— Start —

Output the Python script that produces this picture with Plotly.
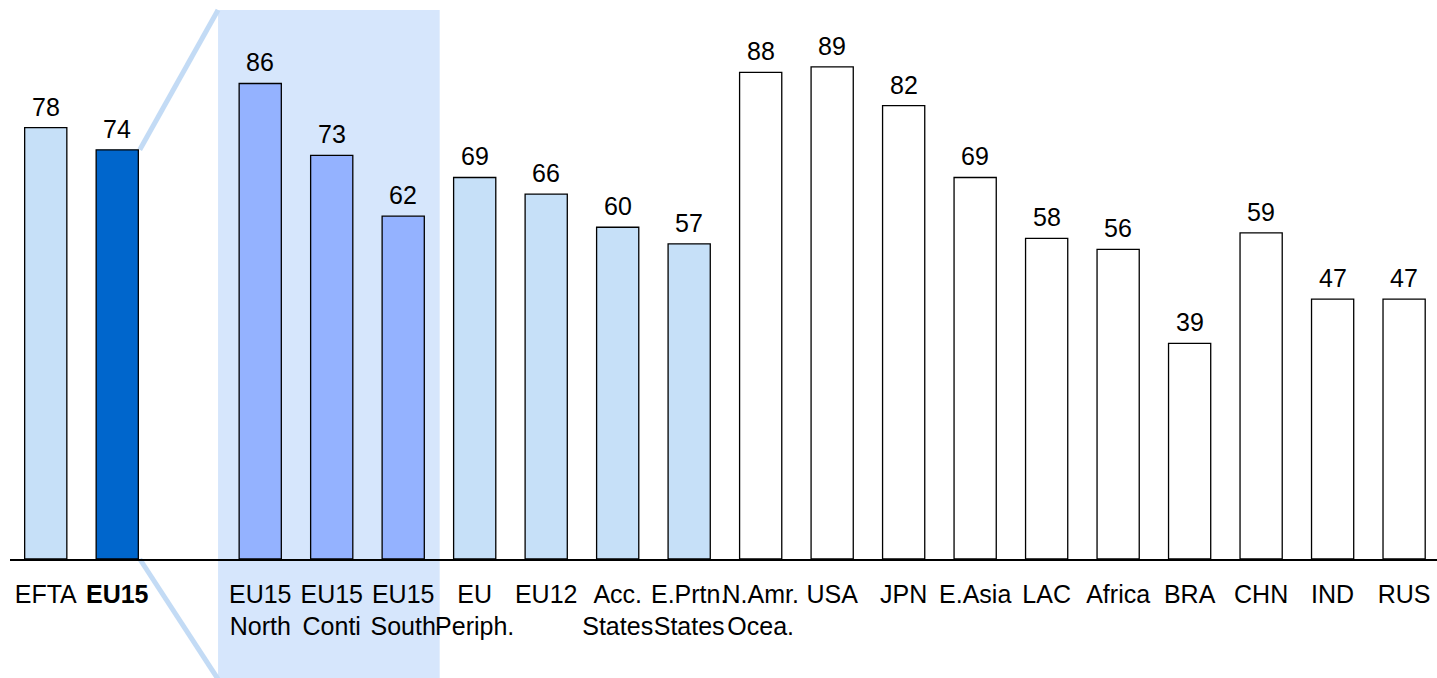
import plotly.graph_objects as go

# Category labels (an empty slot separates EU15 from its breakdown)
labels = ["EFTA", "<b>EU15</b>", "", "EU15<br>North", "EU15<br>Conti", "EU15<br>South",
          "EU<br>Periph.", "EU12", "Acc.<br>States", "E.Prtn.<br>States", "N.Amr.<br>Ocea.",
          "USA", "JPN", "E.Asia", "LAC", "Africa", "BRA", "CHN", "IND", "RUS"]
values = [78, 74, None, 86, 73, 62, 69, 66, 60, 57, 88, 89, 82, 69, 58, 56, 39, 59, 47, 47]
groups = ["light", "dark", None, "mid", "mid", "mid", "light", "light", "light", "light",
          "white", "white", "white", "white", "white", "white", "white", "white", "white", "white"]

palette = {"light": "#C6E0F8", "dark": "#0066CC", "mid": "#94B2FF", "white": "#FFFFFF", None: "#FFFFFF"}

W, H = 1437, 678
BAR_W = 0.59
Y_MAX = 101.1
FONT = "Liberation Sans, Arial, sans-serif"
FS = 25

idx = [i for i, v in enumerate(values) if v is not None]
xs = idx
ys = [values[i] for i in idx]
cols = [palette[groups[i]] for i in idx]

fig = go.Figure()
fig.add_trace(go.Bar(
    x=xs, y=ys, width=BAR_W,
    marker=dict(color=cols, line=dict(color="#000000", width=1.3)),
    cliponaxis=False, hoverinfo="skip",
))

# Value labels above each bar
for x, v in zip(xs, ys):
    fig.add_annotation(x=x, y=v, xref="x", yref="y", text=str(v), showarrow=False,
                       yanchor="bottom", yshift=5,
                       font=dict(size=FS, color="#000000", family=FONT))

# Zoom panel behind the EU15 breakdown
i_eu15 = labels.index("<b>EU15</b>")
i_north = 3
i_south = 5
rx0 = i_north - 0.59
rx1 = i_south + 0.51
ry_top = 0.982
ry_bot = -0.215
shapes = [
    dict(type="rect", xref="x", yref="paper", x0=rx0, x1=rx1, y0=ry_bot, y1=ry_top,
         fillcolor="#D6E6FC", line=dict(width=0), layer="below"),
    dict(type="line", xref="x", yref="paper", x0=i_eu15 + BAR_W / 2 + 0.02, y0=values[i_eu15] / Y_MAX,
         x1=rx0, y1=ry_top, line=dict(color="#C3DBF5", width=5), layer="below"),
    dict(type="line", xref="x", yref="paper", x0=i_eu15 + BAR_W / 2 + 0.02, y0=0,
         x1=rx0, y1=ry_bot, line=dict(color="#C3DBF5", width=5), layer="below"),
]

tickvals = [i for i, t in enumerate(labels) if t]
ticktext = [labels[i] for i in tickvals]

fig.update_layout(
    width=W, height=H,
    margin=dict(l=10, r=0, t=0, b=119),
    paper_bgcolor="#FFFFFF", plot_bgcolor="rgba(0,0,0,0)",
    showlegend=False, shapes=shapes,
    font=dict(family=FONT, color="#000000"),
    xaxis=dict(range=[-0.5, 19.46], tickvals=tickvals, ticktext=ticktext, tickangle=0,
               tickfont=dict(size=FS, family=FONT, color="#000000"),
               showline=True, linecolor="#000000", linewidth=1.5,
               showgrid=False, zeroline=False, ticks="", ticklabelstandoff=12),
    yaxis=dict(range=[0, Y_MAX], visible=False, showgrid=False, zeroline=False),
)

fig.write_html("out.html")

— End —

WHAT YOU NEED TO DO: With the pictures left out, restate word for word every line of the data above, from the first down to the line that contains "import plotly.graph_objects as go".

EXERCISE RESPONSE:
Output the Python script that produces this picture with Plotly.
import plotly.graph_objects as go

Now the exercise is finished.